Technical question on RTF images

gshenaut · March 2, 2010, 12:53am

I’ve noticed a few things about how jpg and png images are imported from and exported to RTF files and wanted to ask about them. My goal is to import generic RTF and to export Word-compatible RTF (I’m test-exporting to Word 2008 for Mac and importing from a variety of sources).

First, it appears that the jpegblip command can be used for both jpegs and pngs, so the pngblip command is never needed. Is that correct? In any case, it appears that Scrivener uses jpegblip in both cases, which Word likes fine, but if you change the jpegblip to pngblip with a png image, Word won’t display it.

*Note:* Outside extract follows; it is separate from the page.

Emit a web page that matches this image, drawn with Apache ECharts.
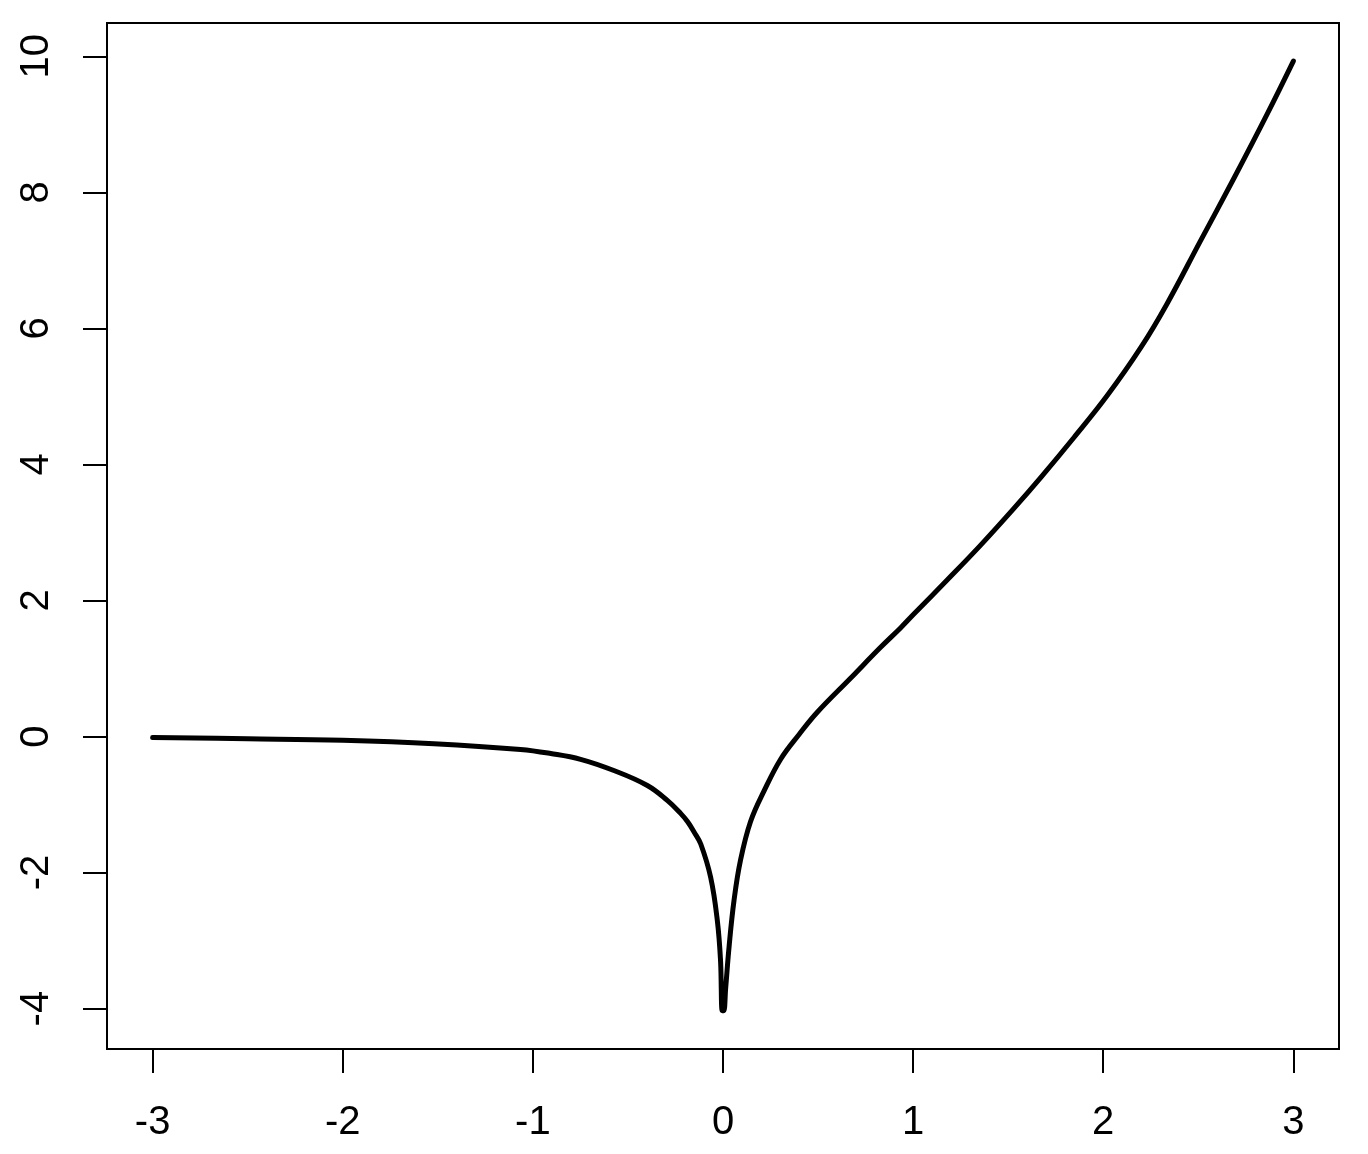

Second, Scrivener appears to import jpegs and pngs that have been sized using the picwgoal and pichgoal commands, but exports them only with picw and pich, scaled to the same aspect ratio. According the the RTF spec, picw & pich are supposed to be used only for bitmap files, but in experimenting with TextEdit, it appears that only they are supported and that picwgoal and pichgoal don’t work. Is this due to the reliance of Textedit on rtfd for images? This appears to confuse Word, causing it to size images in Scrivener-produced RTF incorrectly. In fact, based on my experimentation, Word just ignores picw and pich with jpegblip–you can delete them and it doesn’t make any difference (i.e., use just “\pict \jpegblip data…”)

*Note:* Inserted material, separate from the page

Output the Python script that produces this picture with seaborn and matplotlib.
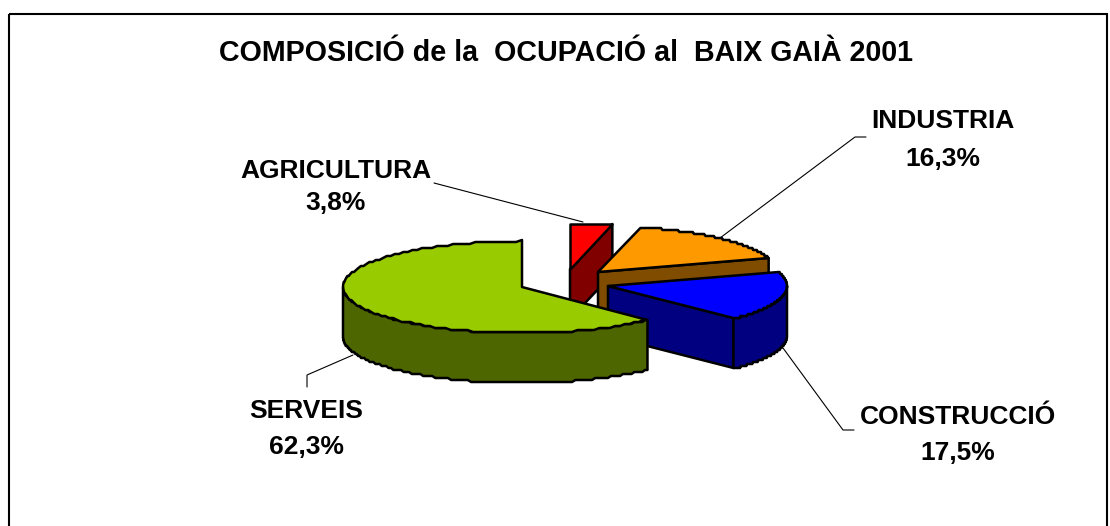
"""
Composicio de la ocupacio al Baix Gaia 2001: exploded 3D style pie.
"""
import numpy as np
import pandas as pd
import matplotlib
matplotlib.use("Agg")
import matplotlib.pyplot as plt
import seaborn as sns
from matplotlib.patches import Polygon, Rectangle

# ==========================================
# 1. Data
# ==========================================
TITLE = "COMPOSICIÓ de la  OCUPACIÓ al  BAIX GAIÀ 2001"
SECTORS = ["AGRICULTURA", "INDUSTRIA", "CONSTRUCCIÓ", "SERVEIS"]
SHARES = [3.8, 16.3, 17.5, 62.3]
TOP_COLORS = ["#FF0000", "#FF9900", "#0000FF", "#99CC00"]
SIDE_COLORS = ["#800000", "#804C00", "#000080", "#4D6600"]

# ==========================================
# 2. Layout (pixels, y down)
# ==========================================
W, H = 1110, 526
RX, RY, DEPTH = 179, 46, 50
STEP = 2.0  # the rim of the original is visibly stepped
APEX = {"AGRICULTURA": (570, 269), "INDUSTRIA": (598, 272),
        "CONSTRUCCIÓ": (608, 286), "SERVEIS": (522, 287)}
# x, y of name, y of percentage
LABEL_POS = {"AGRICULTURA": (336, 168, 201), "INDUSTRIA": (943, 118, 156),
             "CONSTRUCCIÓ": (958, 415, 450), "SERVEIS": (306, 409, 444)}
LEADERS = {"AGRICULTURA": [(434, 183), (583, 222)],
           "INDUSTRIA": [(866, 137), (855, 137), (720, 238)],
           "CONSTRUCCIÓ": [(783, 348), (843, 430), (854, 430)],
           "SERVEIS": [(353, 355), (307, 375), (307, 387)]}

sns.set_theme(style="white")
plt.rcParams['font.family'] = ['Liberation Sans', 'DejaVu Sans']

df = pd.DataFrame({"sector": SECTORS, "share": SHARES,
                   "top": TOP_COLORS, "side": SIDE_COLORS})
# slices run clockwise from twelve o'clock
df["end"] = 90 - 360 * df["share"].cumsum() / df["share"].sum()
df["start"] = df["end"] + 360 * df["share"] / df["share"].sum()


def rim(apex, a0, a1, drop=0):
    t = np.radians(np.linspace(a0, a1, 120))
    x = apex[0] + RX * np.cos(t)
    y = apex[1] - RY * np.sin(t)
    return np.column_stack([x, np.round(y / STEP) * STEP + drop])


def draw_slice(ax, row):
    apex = APEX[row.sector]
    style = dict(edgecolor="black", linewidth=1.8, joinstyle="round")
    arc = rim(apex, row.start, row.end)
    p1 = arc[-1]
    # cut face looking towards the viewer, green one is hidden
    if row.sector != "SERVEIS":
        ax.add_patch(Polygon([apex, p1, (p1[0], p1[1] + DEPTH), (apex[0], apex[1] + DEPTH)],
                             facecolor=row.side, **style))
    # outer wall, only under the front half of the ellipse
    lo, hi = min(row.start, row.end), max(row.start, row.end)
    for w0, w1 in [(180, 360), (-180, 0)]:
        f0, f1 = max(lo, w0), min(hi, w1)
        if f1 > f0:
            wall = np.vstack([rim(apex, f0, f1), rim(apex, f1, f0, DEPTH)])
            ax.add_patch(Polygon(wall, facecolor=row.side, **style))
    ax.add_patch(Polygon(np.vstack([[apex], arc]), facecolor=row.top, **style))


# ==========================================
# 3. Figure
# ==========================================
fig = plt.figure(figsize=(W / 100, H / 100), dpi=100)
ax = fig.add_axes([0, 0, 1, 1])
ax.set_xlim(0, W)
ax.set_ylim(H, 0)
ax.axis("off")
sns.despine(ax=ax, left=True, bottom=True)

ax.add_patch(Rectangle((9, 14), 1098, 600, fill=False, edgecolor="black", linewidth=1.5))

for row in df.itertuples():
    draw_slice(ax, row)

for pts in LEADERS.values():
    xs, ys = zip(*pts)
    ax.plot(xs, ys, color="black", linewidth=0.8, zorder=0)

ax.text(566, 53, TITLE, ha="center", va="center", fontsize=20.6, fontweight="bold", color="black")
for sector, share in zip(SECTORS, SHARES):
    x, y_name, y_pct = LABEL_POS[sector]
    ax.text(x, y_name, sector, ha="center", va="center_baseline", fontsize=19, fontweight="bold", color="black")
    ax.text(x, y_pct, f"{share:.1f}%".replace(".", ","), ha="center", va="center_baseline",
            fontsize=19, fontweight="bold", color="black")

plt.savefig("out.png", dpi=100)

Anyway, I wanted to know: when converting from picwgoal and pichgoal, which are sized in twips, to picw and pich, which are in pixels, it seems like there should be some fixed conversion factor, for example, based on 72 ppi, 96 ppi, or whatever. However, as I play with it, I don’t get to any simple factor (for example, picw326 : picwgoal3832) . Is there a constant factor or other method being used here? If so, what is it? (I suppose it doesn’t matter since Word won’t care, but I’m sort of curious.)

Cheers,
Greg Shenaut

KB · March 2, 2010, 10:13am

Hi Greg,

An interesting question! Obviously I’ve done a lot with RTF and have spent a lot of time with the specs, having added so much extra RTF support to Scrivener, so this is a topic close to my heart.

This should work pretty well out of the box, as I’ve done a lot of work on RTF and I test with Word 2008 myself.

I’ve never tried this, so I’d be surprised if it works. According to the docs, JPG files should use jpegblip and PNG files should use pngblip:

No, Scrivener uses jpegblip if you have set the Preferences (General panel) to use JPG format for images in RTF files, and pngblip if you have set the Preferences to use PNG format:

The import format is ignored - on export they get converted to whichever format is chosen there. The data is saved in hexadecimal format in the RTF file. So my guess is that you have imported a PNG file and exported it with the preferences set to use JPG format, and noted in the RTF that the format is set to jpegblip - but this is correct because it has been saved as JPG data. (2.0 will be better in this regard - if a file is imported as JPG, it gets exported as JPG using the original compression; all other files get exported as PNG.)

Hmm, interesting. I had read the specs as using bitmaps in that instance in a generic way (as both JPG and PNG files store bitmap data), but I could be wrong. Looking in my O’Reilly RTF pocketbook, it looks as though it would be better to use both picw and picwgoal. But I’m talking about exporting - when it comes to importing, Scrivener’s image-importing routines are more basic and currently ignore the picw and picwgoal settings. It just grabs the image data and dumps it in the text.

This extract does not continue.